Re: libgtop string freeze breakage



On Tue, 2003-10-21 at 22:17, Christian Rose wrote:
> tis 2003-10-21 klockan 14.28 skrev Bastien Nocera:
> > > > There has been an unannounced string freeze breakage in the string
> > > > frozen libgtop gnome-2-4 branch.
> > > > 
> > > > This seems to be the commit in lib/read.c, lib/read_data.c, and
> > > > lib/write.c that caused the three unannounced string changes:
> > > 
> > > Bastien, please let me know if you can sort these changes out, I'd like to
> > > include your gnome-2-4 libgtop work in 2.4.1 if possible (and as suggested).
> > > If you have time in the next 24hrs, that would be really good. :-)
> > 
> > String breakage? The string freeze is over AFAIK.
> 
> Since when?
> 
> I think a certain amount of common sense is applicable.

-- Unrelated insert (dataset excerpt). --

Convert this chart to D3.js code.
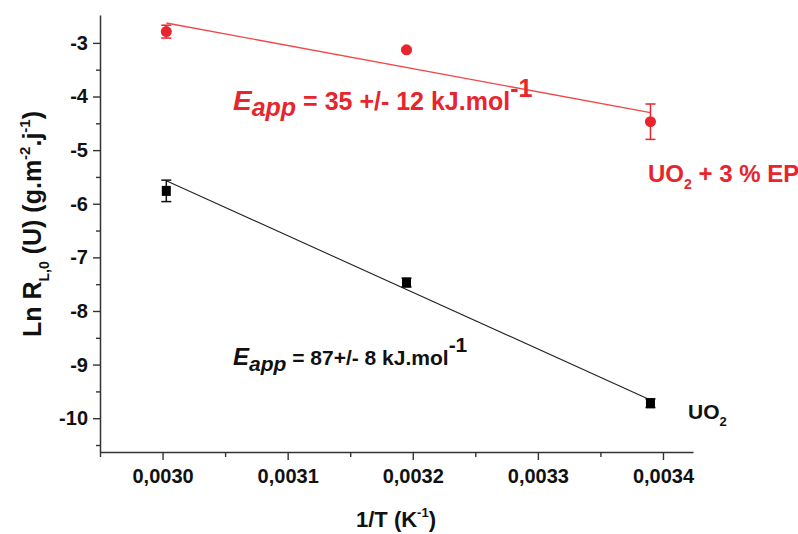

The fact that
> 2.4.0 has been released doesn't mean that all freezes are suddenly
> lifted from the stable branch. What would then the point be in
> having a stable branch?
> 
> The hard code freeze is in fact temporarily lifted from the stable
> branch, but the hard code freeze being gone does certainly not equal all
> freezes being gone. The UI freeze is still in effect, and the UI and the
> string freeze are closely related.
> 
> Also, a good rule of thumb is probably to ask before doing any change
> that could affect any potential freeze if one is unsure about whether
> the freeze is still in effect, and assume it's still in effect
> otherwise, unless explicitly stated as lifted from the stable branch.

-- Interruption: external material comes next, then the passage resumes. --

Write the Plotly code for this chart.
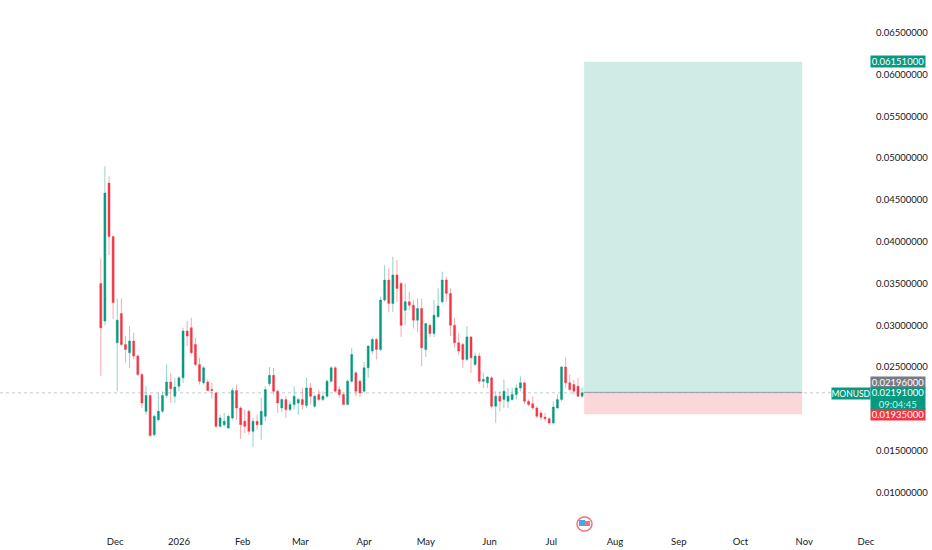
import numpy as np
import pandas as pd
import plotly.graph_objects as go

# MONUSD 2D candles, prices in thousandths of a dollar
dates = pd.date_range("2025-11-24", periods=118, freq="2D")
opens = [35.0, 30.5, 47.0, 40.6, 27.9, 31.4, 27.7, 26.7, 28.1, 26.3, 24.1, 19.7, 21.6, 16.9, 18.7, 19.7, 21.6, 23.2, 21.5, 22.7,
         23.7, 29.3, 29.7, 27.7, 25.3, 23.1, 23.2, 22.3, 21.9, 17.9, 18.1, 17.7, 18.9, 22.2, 20.1, 18.5, 19.7, 17.3, 18.5, 18.1,
         19.1, 23.0, 24.0, 22.1, 20.1, 21.1, 19.9, 20.5, 20.7, 21.1, 20.4, 22.5, 20.3, 21.7, 21.1, 21.5, 23.3, 24.9, 22.3, 21.7,
         20.5, 23.3, 24.3, 23.3, 22.1, 24.9, 26.9, 28.3, 27.1, 33.0, 35.4, 32.6, 36.0, 35.0, 31.8, 32.8, 32.4, 30.6, 32.0, 27.1,
         30.0, 29.0, 31.0, 32.8, 35.4, 33.8, 30.0, 27.9, 27.7, 25.9, 28.6, 25.3, 26.3, 23.3, 23.1, 23.7, 20.3, 21.5, 21.1, 20.9,
         21.1, 21.7, 22.5, 23.1, 20.9, 20.6, 20.1, 19.5, 19.0, 18.8, 18.3, 20.1, 21.1, 25.0, 23.1, 22.9, 22.7, 21.5]
highs = [38.0, 49.0, 47.8, 40.7, 33.2, 33.2, 28.7, 29.9, 29.1, 26.5, 24.3, 22.7, 21.7, 19.3, 21.9, 22.1, 25.3, 24.3, 23.7, 23.9,
         29.7, 30.5, 30.9, 28.5, 26.1, 25.1, 23.5, 23.1, 22.0, 19.3, 19.5, 19.3, 22.5, 22.9, 20.3, 19.9, 19.9, 18.9, 19.3, 21.3,
         22.7, 25.0, 24.9, 22.3, 21.3, 21.5, 20.9, 22.7, 21.3, 22.5, 23.7, 23.1, 21.7, 22.3, 22.1, 23.5, 25.1, 25.1, 22.7, 21.9,
         23.5, 27.3, 24.5, 23.5, 25.6, 27.6, 28.5, 28.5, 33.4, 37.2, 36.8, 38.2, 37.8, 35.2, 35.0, 34.0, 33.0, 33.2, 33.2, 30.2,
         30.2, 33.0, 34.4, 36.4, 35.8, 34.4, 30.9, 29.0, 27.9, 29.9, 28.7, 26.7, 26.7, 24.3, 23.9, 23.9, 22.1, 22.1, 23.5, 22.5,
         22.5, 22.9, 23.9, 23.2, 21.1, 21.5, 20.3, 19.8, 19.5, 19.0, 20.9, 21.7, 25.1, 26.1, 24.1, 23.5, 23.7, 22.5]
lows = [23.9, 30.0, 38.4, 30.7, 22.1, 27.5, 25.5, 24.9, 25.9, 23.9, 20.1, 19.3, 16.6, 16.7, 18.5, 19.5, 21.3, 20.7, 20.7, 22.1,
        23.1, 27.5, 26.5, 25.1, 22.9, 22.9, 22.1, 21.2, 17.7, 17.7, 17.9, 17.6, 18.7, 18.7, 16.4, 17.1, 16.9, 15.4, 17.5, 16.3,
        18.5, 22.7, 21.7, 19.5, 19.6, 18.9, 19.7, 19.9, 19.3, 19.9, 20.1, 20.5, 20.1, 20.9, 20.9, 21.3, 23.1, 21.9, 21.3, 20.5,
        20.5, 23.1, 21.5, 21.4, 21.9, 23.7, 26.5, 25.9, 26.9, 32.8, 31.6, 31.6, 32.8, 28.6, 30.0, 31.8, 29.6, 29.2, 25.1, 26.2,
        28.6, 28.6, 30.9, 32.6, 32.8, 28.7, 27.3, 26.5, 24.9, 25.7, 24.3, 25.1, 23.0, 22.5, 22.5, 20.1, 18.3, 19.7, 20.1, 20.1,
        21.0, 21.1, 22.1, 20.6, 20.3, 19.9, 18.9, 18.6, 18.5, 18.1, 18.1, 20.0, 20.9, 22.5, 22.1, 21.7, 21.4, 21.3]
closes = [29.7, 45.8, 40.6, 32.7, 30.6, 27.7, 27.1, 28.1, 26.3, 24.1, 20.7, 21.6, 16.8, 19.1, 19.7, 21.6, 23.2, 22.4, 22.6, 23.7,
          29.3, 28.7, 26.7, 25.3, 23.3, 24.9, 22.2, 22.2, 17.9, 18.9, 18.5, 19.1, 22.2, 20.1, 18.1, 17.9, 17.3, 18.5, 18.1, 19.7,
          22.3, 24.0, 22.1, 20.7, 21.1, 19.9, 20.5, 21.5, 21.1, 20.5, 22.5, 21.5, 21.5, 21.1, 21.5, 23.3, 24.9, 22.1, 21.7, 20.5,
          23.3, 26.5, 22.1, 21.9, 24.9, 27.5, 28.3, 27.1, 33.0, 35.4, 32.6, 36.0, 34.4, 30.0, 32.8, 32.4, 30.6, 32.0, 27.3, 30.2,
          29.0, 31.2, 32.3, 35.4, 33.8, 30.0, 27.9, 26.9, 25.9, 28.6, 26.1, 26.3, 23.3, 23.5, 23.8, 20.3, 21.5, 20.9, 22.1, 21.5,
          21.7, 22.5, 23.1, 20.9, 20.5, 20.1, 19.1, 19.0, 18.8, 18.3, 20.2, 21.1, 25.0, 23.1, 22.3, 22.1, 21.5, 21.91]

y_ticks = [0.065, 0.06, 0.055, 0.05, 0.045, 0.04, 0.035, 0.03, 0.025, 0.015, 0.01]
month_ticks = ["2025-12-01", "2026-01-01", "2026-02-01", "2026-03-01", "2026-04-01", "2026-05-01",
               "2026-06-01", "2026-07-01", "2026-08-01", "2026-09-01", "2026-10-01", "2026-11-01", "2026-12-01"]
month_labels = ["Dec", "2026", "Feb", "Mar", "Apr", "May", "Jun", "Jul", "Aug", "Sep", "Oct", "Nov", "Dec"]

entry = 0.02196
target = 0.06151
stop = 0.01935
last_price = 0.02191
box_start = "2026-07-17"
box_end = "2026-10-31"

GREEN = "#089981"
RED = "#f23645"
FONT = "Lato"
PLOT_W = 868

fig = go.Figure(go.Candlestick(
    x=dates,
    open=np.array(opens) / 1000,
    high=np.array(highs) / 1000,
    low=np.array(lows) / 1000,
    close=np.array(closes) / 1000,
    increasing=dict(line=dict(color="rgba(8,153,129,0.55)", width=0.8), fillcolor=GREEN),
    decreasing=dict(line=dict(color="rgba(242,54,69,0.55)", width=0.8), fillcolor=RED),
    whiskerwidth=0,
    showlegend=False,
))

# long position box
fig.add_shape(type="rect", x0=box_start, x1=box_end, y0=entry, y1=target, layer="below",
              fillcolor="rgba(8,153,129,0.2)", line_width=0)
fig.add_shape(type="rect", x0=box_start, x1=box_end, y0=stop, y1=entry, layer="below",
              fillcolor="rgba(242,54,69,0.2)", line_width=0)
fig.add_shape(type="line", x0=box_start, x1=box_end, y0=entry, y1=entry, line=dict(color="#9a9ea6", width=1))

# last price line runs up to the symbol tag
fig.add_shape(type="line", xref="paper", x0=0, x1=832 / PLOT_W, y0=last_price, y1=last_price, layer="below",
              line=dict(color="rgba(120,140,135,0.45)", width=1, dash="dot"))


def tag(text, y, color, height=11, x_px=898, width=54, size=9.5):
    fig.add_annotation(text=text, xref="paper", x=x_px / PLOT_W, xanchor="center", yref="y", y=y, yanchor="middle",
                       showarrow=False, font=dict(family=FONT, size=size, color="white"), bgcolor=color,
                       width=width, height=height, borderpad=0, align="center")


tag("0.06151000", target, GREEN)
tag("0.02196000", 0.02317, "#787b86")
tag("0.01935000", 0.01934, RED)
tag("0.02191000<br><span style='color:#cfeee7'>09:04:45</span>", 0.02125, GREEN, height=21)
tag("MONUSD", 0.02185, GREEN, x_px=851, width=38, size=8.5)

# economic calendar flag under the candles
fig.add_shape(type="circle", xref="paper", yref="paper", x0=577 / PLOT_W, x1=592 / PLOT_W,
              y0=(530 - 531) / 530, y1=(530 - 517) / 530, fillcolor="white", line=dict(color="#f0707c", width=1.5))
fig.add_shape(type="rect", xref="paper", yref="paper", x0=579 / PLOT_W, x1=590 / PLOT_W,
              y0=(530 - 526) / 530, y1=(530 - 521) / 530, fillcolor="#f0707c", line_width=0)
fig.add_shape(type="rect", xref="paper", yref="paper", x0=579 / PLOT_W, x1=585 / PLOT_W,
              y0=(530 - 526) / 530, y1=(530 - 520) / 530, fillcolor="#4da3ee", line_width=0)

fig.update_layout(
    width=932,
    height=550,
    margin=dict(l=0, r=64, t=0, b=20, autoexpand=False),
    paper_bgcolor="white",
    plot_bgcolor="white",
    font=dict(family=FONT, size=9.5, color="#131722"),
    xaxis=dict(range=["2025-10-06", "2026-12-02"], rangeslider_visible=False, showgrid=False, zeroline=False,
               tickmode="array", tickvals=month_ticks, ticktext=month_labels,
               ticks="outside", ticklen=3, tickcolor="white"),
    yaxis=dict(range=[0.0055, 0.0689], side="right", showgrid=False, zeroline=False,
               tickmode="array", tickvals=y_ticks, tickformat=".8f",
               ticks="outside", ticklen=5, tickcolor="white"),
)

fig.write_html("out.html", config=dict(displayModeBar=False), post_script="document.body.style.margin='0';")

> Freezes on branches quite naturally aren't something that magically
> disappear the moment they are not repeatedly spoken about anymore or
> otherwise vocally enforced. Anyone that would in fact believe that
> clearly has misunderstood the purpose of freezes to begin with.
> 
> The whole point of branching after all is to "leave the freezes" on the
> branches and continue on with anything else on HEAD, so it's a pretty
> sure bet in general to assume a branch is frozen
> 
> But going back to the string freeze, the situation for post-.0 has been
> explained previously: 
> 
> http://lists.gnome.org/archives/desktop-devel-list/2003-September/msg00384.html
> http://lists.gnome.org/archives/desktop-devel-list/2003-September/msg00392.html
> http://lists.gnome.org/archives/desktop-devel-list/2003-September/msg00405.html
> http://lists.gnome.org/archives/desktop-devel-list/2003-September/msg00406.html
> 
> Judging from these answers, we're still in UI freeze, and traditionally,
> UI freeze and string freeze have been closely related. From Jeff's mail,
> however, it seems you have green light for fixing bugs that are of the
> "previously used message that wasn't gettextified" kind and typos.

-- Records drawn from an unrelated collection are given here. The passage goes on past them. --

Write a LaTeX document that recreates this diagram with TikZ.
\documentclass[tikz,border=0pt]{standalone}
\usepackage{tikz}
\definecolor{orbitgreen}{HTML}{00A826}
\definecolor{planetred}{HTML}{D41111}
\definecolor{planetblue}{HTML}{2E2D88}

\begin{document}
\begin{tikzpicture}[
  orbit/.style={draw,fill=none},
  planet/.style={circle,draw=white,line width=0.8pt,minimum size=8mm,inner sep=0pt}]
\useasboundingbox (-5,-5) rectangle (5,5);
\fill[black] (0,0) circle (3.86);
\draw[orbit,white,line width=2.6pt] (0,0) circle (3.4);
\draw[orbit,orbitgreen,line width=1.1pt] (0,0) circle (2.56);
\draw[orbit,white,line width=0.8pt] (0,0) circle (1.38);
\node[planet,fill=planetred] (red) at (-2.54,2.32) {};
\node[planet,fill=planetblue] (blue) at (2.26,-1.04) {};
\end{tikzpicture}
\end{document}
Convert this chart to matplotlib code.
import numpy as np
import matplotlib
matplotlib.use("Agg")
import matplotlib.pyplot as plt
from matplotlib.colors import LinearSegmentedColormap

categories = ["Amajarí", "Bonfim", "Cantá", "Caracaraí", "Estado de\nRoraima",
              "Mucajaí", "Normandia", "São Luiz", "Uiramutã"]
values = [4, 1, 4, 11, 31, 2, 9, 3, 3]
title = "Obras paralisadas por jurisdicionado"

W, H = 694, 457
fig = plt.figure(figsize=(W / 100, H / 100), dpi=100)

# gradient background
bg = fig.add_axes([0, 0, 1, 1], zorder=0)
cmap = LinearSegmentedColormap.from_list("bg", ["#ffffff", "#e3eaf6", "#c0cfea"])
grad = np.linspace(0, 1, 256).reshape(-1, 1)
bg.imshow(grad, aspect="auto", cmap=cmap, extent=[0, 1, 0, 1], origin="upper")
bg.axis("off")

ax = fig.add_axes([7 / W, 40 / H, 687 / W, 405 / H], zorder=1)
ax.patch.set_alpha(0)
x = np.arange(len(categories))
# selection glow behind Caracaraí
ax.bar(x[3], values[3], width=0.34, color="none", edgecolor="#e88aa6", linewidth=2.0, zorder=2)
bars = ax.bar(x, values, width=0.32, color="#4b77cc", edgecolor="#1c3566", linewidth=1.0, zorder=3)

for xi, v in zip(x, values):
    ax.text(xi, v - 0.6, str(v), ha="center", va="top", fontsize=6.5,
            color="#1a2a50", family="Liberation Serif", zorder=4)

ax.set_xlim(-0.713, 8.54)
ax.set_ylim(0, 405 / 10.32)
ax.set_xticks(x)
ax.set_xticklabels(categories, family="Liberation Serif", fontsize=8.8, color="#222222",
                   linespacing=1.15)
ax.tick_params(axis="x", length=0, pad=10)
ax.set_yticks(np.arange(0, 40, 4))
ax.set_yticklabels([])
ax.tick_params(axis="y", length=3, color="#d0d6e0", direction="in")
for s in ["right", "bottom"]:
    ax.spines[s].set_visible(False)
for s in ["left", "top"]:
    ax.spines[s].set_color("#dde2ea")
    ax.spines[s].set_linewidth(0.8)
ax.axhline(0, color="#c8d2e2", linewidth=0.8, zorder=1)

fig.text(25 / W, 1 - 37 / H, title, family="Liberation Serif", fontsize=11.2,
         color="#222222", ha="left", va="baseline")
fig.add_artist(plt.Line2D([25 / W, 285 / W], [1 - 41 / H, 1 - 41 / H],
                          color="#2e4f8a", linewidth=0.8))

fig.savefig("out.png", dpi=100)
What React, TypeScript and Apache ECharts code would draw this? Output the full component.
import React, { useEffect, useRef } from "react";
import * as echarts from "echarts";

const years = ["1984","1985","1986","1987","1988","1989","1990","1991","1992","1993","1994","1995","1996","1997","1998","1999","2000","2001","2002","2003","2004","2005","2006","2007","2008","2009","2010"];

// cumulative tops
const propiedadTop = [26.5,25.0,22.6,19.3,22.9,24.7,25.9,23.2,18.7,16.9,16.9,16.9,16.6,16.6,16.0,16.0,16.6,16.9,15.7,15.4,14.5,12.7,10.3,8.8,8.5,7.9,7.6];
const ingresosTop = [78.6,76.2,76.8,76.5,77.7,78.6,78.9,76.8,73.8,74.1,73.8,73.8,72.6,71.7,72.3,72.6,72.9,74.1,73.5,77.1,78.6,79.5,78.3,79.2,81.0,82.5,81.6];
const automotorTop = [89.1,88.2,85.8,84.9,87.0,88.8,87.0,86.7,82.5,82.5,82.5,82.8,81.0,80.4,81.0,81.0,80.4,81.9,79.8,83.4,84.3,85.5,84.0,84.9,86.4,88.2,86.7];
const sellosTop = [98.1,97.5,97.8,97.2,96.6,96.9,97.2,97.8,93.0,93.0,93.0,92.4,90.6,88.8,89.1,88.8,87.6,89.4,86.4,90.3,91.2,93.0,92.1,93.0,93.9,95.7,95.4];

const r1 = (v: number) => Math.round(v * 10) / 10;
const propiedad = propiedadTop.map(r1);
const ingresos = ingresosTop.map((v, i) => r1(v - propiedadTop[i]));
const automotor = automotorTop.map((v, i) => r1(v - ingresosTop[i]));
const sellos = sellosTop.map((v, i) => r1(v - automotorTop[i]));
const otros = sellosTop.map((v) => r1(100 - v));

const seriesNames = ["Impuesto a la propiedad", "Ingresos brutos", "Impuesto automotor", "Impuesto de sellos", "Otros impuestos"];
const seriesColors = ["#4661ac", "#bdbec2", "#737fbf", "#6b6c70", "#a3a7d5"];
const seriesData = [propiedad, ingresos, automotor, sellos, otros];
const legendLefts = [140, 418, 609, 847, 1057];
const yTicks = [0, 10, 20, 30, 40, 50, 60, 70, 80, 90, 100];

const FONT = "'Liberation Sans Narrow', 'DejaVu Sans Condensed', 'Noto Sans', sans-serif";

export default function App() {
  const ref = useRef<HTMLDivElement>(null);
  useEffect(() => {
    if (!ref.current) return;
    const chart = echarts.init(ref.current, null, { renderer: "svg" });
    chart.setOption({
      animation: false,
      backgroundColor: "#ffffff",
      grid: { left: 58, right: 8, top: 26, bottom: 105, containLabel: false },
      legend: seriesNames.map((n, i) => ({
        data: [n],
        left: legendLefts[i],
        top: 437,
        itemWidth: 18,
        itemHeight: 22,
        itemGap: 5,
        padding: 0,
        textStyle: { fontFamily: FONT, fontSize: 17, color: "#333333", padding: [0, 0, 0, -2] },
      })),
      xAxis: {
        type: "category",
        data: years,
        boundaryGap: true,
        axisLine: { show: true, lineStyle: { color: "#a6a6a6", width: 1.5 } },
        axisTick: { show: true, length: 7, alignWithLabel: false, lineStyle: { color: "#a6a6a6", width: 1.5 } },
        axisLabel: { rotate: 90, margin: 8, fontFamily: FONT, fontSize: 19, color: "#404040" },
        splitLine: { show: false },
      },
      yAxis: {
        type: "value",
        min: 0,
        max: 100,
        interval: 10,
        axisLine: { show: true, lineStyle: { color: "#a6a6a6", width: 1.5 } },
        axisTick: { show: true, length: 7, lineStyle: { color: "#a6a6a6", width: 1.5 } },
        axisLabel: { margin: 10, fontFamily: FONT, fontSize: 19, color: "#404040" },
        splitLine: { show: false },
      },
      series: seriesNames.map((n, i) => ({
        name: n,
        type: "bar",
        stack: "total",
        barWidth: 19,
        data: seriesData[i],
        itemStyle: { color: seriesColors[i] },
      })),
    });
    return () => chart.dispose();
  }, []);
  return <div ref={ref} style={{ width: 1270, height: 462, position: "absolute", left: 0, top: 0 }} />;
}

> However, you still need to notify the translators. That didn't happen in
> this case; translators weren't told anything at all, which certainly
> doesn't make any translators happy or make them feel that their work is
> respected.
> 
> 
> > Run that if you fancy:
> > cvs update -j1.14 -j1.13 libgtop/lib/write.c
> > cvs update -j1.15 -j1.14 libgtop/lib/read_data.c
> > cvs update -j1.16 -j1.15 libgtop/lib/read.c
> > cvs update -j1.400 -j1.399 libgtop/ChangeLog
> 
> I would prefer if you could revert your changes from the branch at your
> earliest convenience.
> 
> 
> > In all cases these messages are never shown anywhere, because no
> > supported platform seems to use the daemon.
> 
> That may be the case, but translators really have no way to doing any
> subjective differentiation in messages this way. That's not the way it
> works. Either the module is in the GNOME Desktop and Developer release,
> and all its messages in its stable branch are frozen, or it's not.

I've reverted the changes.

---
Bastien Nocera <hadess@hadess.net> 
Remember the 3 golden rules: 1. It was like that when I got here. 2. I
didn't do it. 3. (To your Boss) I like your style.